Personality and quality

Like all products in the Tubes range, the three decorative radiators share a strong personality and meet the design requirements of any space. Although they are objects for which the focus is on the technological and functional aspect, thanks to their design they also fit into environments dedicated to art. The aesthetic qualities of the Treviso company's products have always allowed the heating body to become something else: a furnishing element with a strong architectural and artistic value.

Flexible double-wall

Origami is a flexible radiator with an important yet discreet presence. In The House it was chosen in the double wall version, where the movement of the two modules recreates the beating of butterfly wings. Origami protects, warms and delineates the environment with lightness, and its excellent thermal capacity makes it an eclectic and functional radiator. The red colour contrasts with the wall on which it is installed and almost theatrically recalls the original dining room furniture.

Sculptural and sinuous

Milano, sculptural particularly in the Freestanding version chosen by Laura Fulmine, is set in a space strongly characterised by art.
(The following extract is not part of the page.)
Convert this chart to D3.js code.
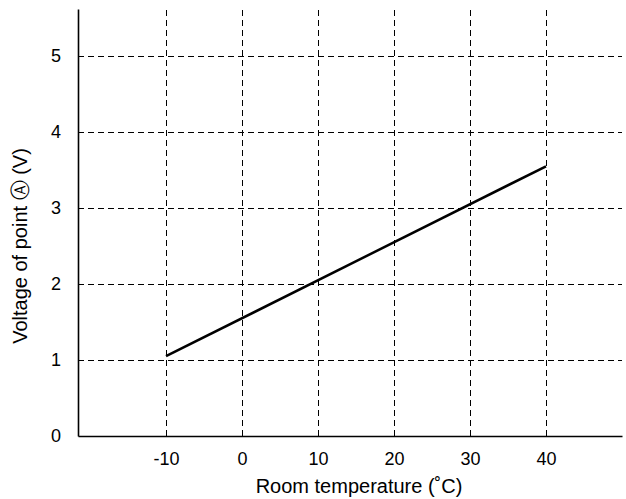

Thanks to its aesthetic value, determined by its sinuous and singular profile, it stands out vertically like the works of art that surround it, providing a chromatic contrast to the environment.

Warmth, light, well-being

Eve is an object with multiple functions, as it brings warmth, light and well-being: an attractively designed sphere is both a heating element and a lamp: it illuminates and warms the kitchen in the matt gold version.